— Start of DATA SEGMENT —

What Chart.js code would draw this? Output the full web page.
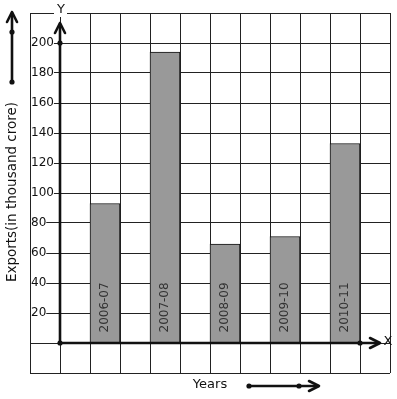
<!DOCTYPE html>
<html>
<head>
<meta charset="utf-8">
<script src="https://cdn.jsdelivr.net/npm/chart.js@4.4.1/dist/chart.umd.min.js"></script>
<style>
  body { margin: 0; background: #fff; }
</style>
</head>
<body>
<canvas id="exportsChart" width="397" height="399"></canvas>
<script>
// --- values ---
const years = ['2006-07', '2007-08', '2008-09', '2009-10', '2010-11'];
const exportValues = [93, 194, 66, 71, 133];
const yTickLabels = [20, 40, 60, 80, 100, 120, 140, 160, 180, 200];

const FONT = 'DejaVu Sans';
const INK = '#111';

// bars sit in every other grid column, starting one column right of the Y axis
const barPoints = years.map((yr, i) => ({ x: 2 * i + 1.5, y: exportValues[i] }));

function dot(ctx, x, y) {
    ctx.beginPath();
    ctx.arc(x, y, 2.6, 0, Math.PI * 2);
    ctx.fill();
}

// open arrow head, tip at (x, y); dx/dy point along the shaft direction
function chevron(ctx, x, y, dx, dy) {
    const len = 10, half = 5;
    ctx.beginPath();
    ctx.moveTo(x - dx * len - dy * half, y - dy * len - dx * half);
    ctx.lineTo(x, y);
    ctx.lineTo(x - dx * len + dy * half, y - dy * len + dx * half);
    ctx.stroke();
}

const graphPaper = {
    id: 'graphPaper',
    afterDatasetsDraw(chart) {
        const { ctx } = chart;
        const meta = chart.getDatasetMeta(0);
        ctx.save();
        ctx.fillStyle = '#333';
        ctx.font = '12px ' + FONT;
        ctx.textAlign = 'left';
        ctx.textBaseline = 'middle';
        meta.data.forEach((bar, i) => {
            ctx.save();
            ctx.translate(bar.x, bar.base - 10);
            ctx.rotate(-Math.PI / 2);
            ctx.fillText(years[i], 0, 0);
            ctx.restore();
        });
        ctx.restore();
    },
    afterDraw(chart) {
        const { ctx, scales: { x, y } } = chart;
        const ox = x.getPixelForValue(0);
        const oy = y.getPixelForValue(0);
        ctx.save();
        ctx.strokeStyle = INK;
        ctx.fillStyle = INK;
        ctx.lineWidth = 2.6;
        ctx.lineCap = 'round';
        ctx.lineJoin = 'round';

        // X axis
        ctx.beginPath();
        ctx.moveTo(ox, oy);
        ctx.lineTo(379, oy);
        ctx.stroke();
        chevron(ctx, 380, oy, 1, 0);
        dot(ctx, x.getPixelForValue(10), oy);

        // Y axis
        ctx.beginPath();
        ctx.moveTo(ox, oy);
        ctx.lineTo(ox, 24);
        ctx.stroke();
        chevron(ctx, ox, 23, 0, -1);
        dot(ctx, ox, y.getPixelForValue(200));
        dot(ctx, ox, oy);

        // side arrow (up)
        ctx.beginPath();
        ctx.moveTo(12, 82);
        ctx.lineTo(12, 13);
        ctx.stroke();
        chevron(ctx, 12, 12, 0, -1);
        dot(ctx, 12, 32);
        dot(ctx, 12, 82);

        // bottom arrow (right)
        ctx.beginPath();
        ctx.moveTo(249, 386);
        ctx.lineTo(318, 386);
        ctx.stroke();
        chevron(ctx, 319, 386, 1, 0);
        dot(ctx, 249, 386);
        dot(ctx, 299, 386);

        // axis letters
        ctx.font = '13px ' + FONT;
        ctx.textAlign = 'center';
        ctx.textBaseline = 'middle';
        ctx.fillStyle = '#fff';
        ctx.fillRect(ox - 6, 4, 13, 13);
        ctx.fillStyle = INK;
        ctx.fillText('Y', ox + 1, 10);
        ctx.fillText('X', 388, oy - 1);

        // titles
        ctx.fillText('Years', 210, 385);
        ctx.save();
        ctx.translate(12, 192);
        ctx.rotate(-Math.PI / 2);
        ctx.font = '13.5px ' + FONT;
        ctx.fillText('Exports(in thousand crore)', 0, 0);
        ctx.restore();

        ctx.restore();
    }
};

new Chart(document.getElementById('exportsChart'), {
    type: 'bar',
    data: {
        datasets: [{
            data: barPoints,
            backgroundColor: '#999999',
            borderColor: INK,
            borderWidth: 1,
            barThickness: 30
        }]
    },
    options: {
        responsive: false,
        animation: false,
        // the mirrored y scale still reserves 2px (tick padding x2)
        layout: { padding: { left: 28, right: 7, top: 13, bottom: 26 } },
        scales: {
            x: {
                type: 'linear',
                offset: false,
                min: -1, max: 11,
                ticks: { stepSize: 1, display: false },
                grid: { color: '#222', lineWidth: 1, drawTicks: false, offset: false },
                border: { display: false }
            },
            y: {
                min: -20, max: 220,
                ticks: {
                    stepSize: 20,
                    mirror: true,
                    padding: 1,
                    color: INK,
                    font: { family: FONT, size: 12 },
                    showLabelBackdrop: true,
                    backdropColor: '#fff',
                    backdropPadding: { top: 1, bottom: 1, left: 0, right: 0 },
                    callback: (v) => yTickLabels.includes(v) ? String(v) : ''
                },
                grid: { color: '#222', lineWidth: 1, drawTicks: false },
                border: { display: false }
            }
        },
        plugins: { legend: { display: false }, tooltip: { enabled: false } }
    },
    plugins: [graphPaper]
});
</script>
</body>
</html>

— End of DATA SEGMENT —

→ **WORK TO BE COMPLETED**
Set the data above down again exactly as given, with no pictures.

→ **SOLUTION TO THE EXERCISE**
What Chart.js code would draw this? Output the full web page.
<!DOCTYPE html>
<html>
<head>
<meta charset="utf-8">
<script src="https://cdn.jsdelivr.net/npm/chart.js@4.4.1/dist/chart.umd.min.js"></script>
<style>
  body { margin: 0; background: #fff; }
</style>
</head>
<body>
<canvas id="exportsChart" width="397" height="399"></canvas>
<script>
// --- values ---
const years = ['2006-07', '2007-08', '2008-09', '2009-10', '2010-11'];
const exportValues = [93, 194, 66, 71, 133];
const yTickLabels = [20, 40, 60, 80, 100, 120, 140, 160, 180, 200];

const FONT = 'DejaVu Sans';
const INK = '#111';

// bars sit in every other grid column, starting one column right of the Y axis
const barPoints = years.map((yr, i) => ({ x: 2 * i + 1.5, y: exportValues[i] }));

function dot(ctx, x, y) {
    ctx.beginPath();
    ctx.arc(x, y, 2.6, 0, Math.PI * 2);
    ctx.fill();
}

// open arrow head, tip at (x, y); dx/dy point along the shaft direction
function chevron(ctx, x, y, dx, dy) {
    const len = 10, half = 5;
    ctx.beginPath();
    ctx.moveTo(x - dx * len - dy * half, y - dy * len - dx * half);
    ctx.lineTo(x, y);
    ctx.lineTo(x - dx * len + dy * half, y - dy * len + dx * half);
    ctx.stroke();
}

const graphPaper = {
    id: 'graphPaper',
    afterDatasetsDraw(chart) {
        const { ctx } = chart;
        const meta = chart.getDatasetMeta(0);
        ctx.save();
        ctx.fillStyle = '#333';
        ctx.font = '12px ' + FONT;
        ctx.textAlign = 'left';
        ctx.textBaseline = 'middle';
        meta.data.forEach((bar, i) => {
            ctx.save();
            ctx.translate(bar.x, bar.base - 10);
            ctx.rotate(-Math.PI / 2);
            ctx.fillText(years[i], 0, 0);
            ctx.restore();
        });
        ctx.restore();
    },
    afterDraw(chart) {
        const { ctx, scales: { x, y } } = chart;
        const ox = x.getPixelForValue(0);
        const oy = y.getPixelForValue(0);
        ctx.save();
        ctx.strokeStyle = INK;
        ctx.fillStyle = INK;
        ctx.lineWidth = 2.6;
        ctx.lineCap = 'round';
        ctx.lineJoin = 'round';

        // X axis
        ctx.beginPath();
        ctx.moveTo(ox, oy);
        ctx.lineTo(379, oy);
        ctx.stroke();
        chevron(ctx, 380, oy, 1, 0);
        dot(ctx, x.getPixelForValue(10), oy);

        // Y axis
        ctx.beginPath();
        ctx.moveTo(ox, oy);
        ctx.lineTo(ox, 24);
        ctx.stroke();
        chevron(ctx, ox, 23, 0, -1);
        dot(ctx, ox, y.getPixelForValue(200));
        dot(ctx, ox, oy);

        // side arrow (up)
        ctx.beginPath();
        ctx.moveTo(12, 82);
        ctx.lineTo(12, 13);
        ctx.stroke();
        chevron(ctx, 12, 12, 0, -1);
        dot(ctx, 12, 32);
        dot(ctx, 12, 82);

        // bottom arrow (right)
        ctx.beginPath();
        ctx.moveTo(249, 386);
        ctx.lineTo(318, 386);
        ctx.stroke();
        chevron(ctx, 319, 386, 1, 0);
        dot(ctx, 249, 386);
        dot(ctx, 299, 386);

        // axis letters
        ctx.font = '13px ' + FONT;
        ctx.textAlign = 'center';
        ctx.textBaseline = 'middle';
        ctx.fillStyle = '#fff';
        ctx.fillRect(ox - 6, 4, 13, 13);
        ctx.fillStyle = INK;
        ctx.fillText('Y', ox + 1, 10);
        ctx.fillText('X', 388, oy - 1);

        // titles
        ctx.fillText('Years', 210, 385);
        ctx.save();
        ctx.translate(12, 192);
        ctx.rotate(-Math.PI / 2);
        ctx.font = '13.5px ' + FONT;
        ctx.fillText('Exports(in thousand crore)', 0, 0);
        ctx.restore();

        ctx.restore();
    }
};

new Chart(document.getElementById('exportsChart'), {
    type: 'bar',
    data: {
        datasets: [{
            data: barPoints,
            backgroundColor: '#999999',
            borderColor: INK,
            borderWidth: 1,
            barThickness: 30
        }]
    },
    options: {
        responsive: false,
        animation: false,
        // the mirrored y scale still reserves 2px (tick padding x2)
        layout: { padding: { left: 28, right: 7, top: 13, bottom: 26 } },
        scales: {
            x: {
                type: 'linear',
                offset: false,
                min: -1, max: 11,
                ticks: { stepSize: 1, display: false },
                grid: { color: '#222', lineWidth: 1, drawTicks: false, offset: false },
                border: { display: false }
            },
            y: {
                min: -20, max: 220,
                ticks: {
                    stepSize: 20,
                    mirror: true,
                    padding: 1,
                    color: INK,
                    font: { family: FONT, size: 12 },
                    showLabelBackdrop: true,
                    backdropColor: '#fff',
                    backdropPadding: { top: 1, bottom: 1, left: 0, right: 0 },
                    callback: (v) => yTickLabels.includes(v) ? String(v) : ''
                },
                grid: { color: '#222', lineWidth: 1, drawTicks: false },
                border: { display: false }
            }
        },
        plugins: { legend: { display: false }, tooltip: { enabled: false } }
    },
    plugins: [graphPaper]
});
</script>
</body>
</html>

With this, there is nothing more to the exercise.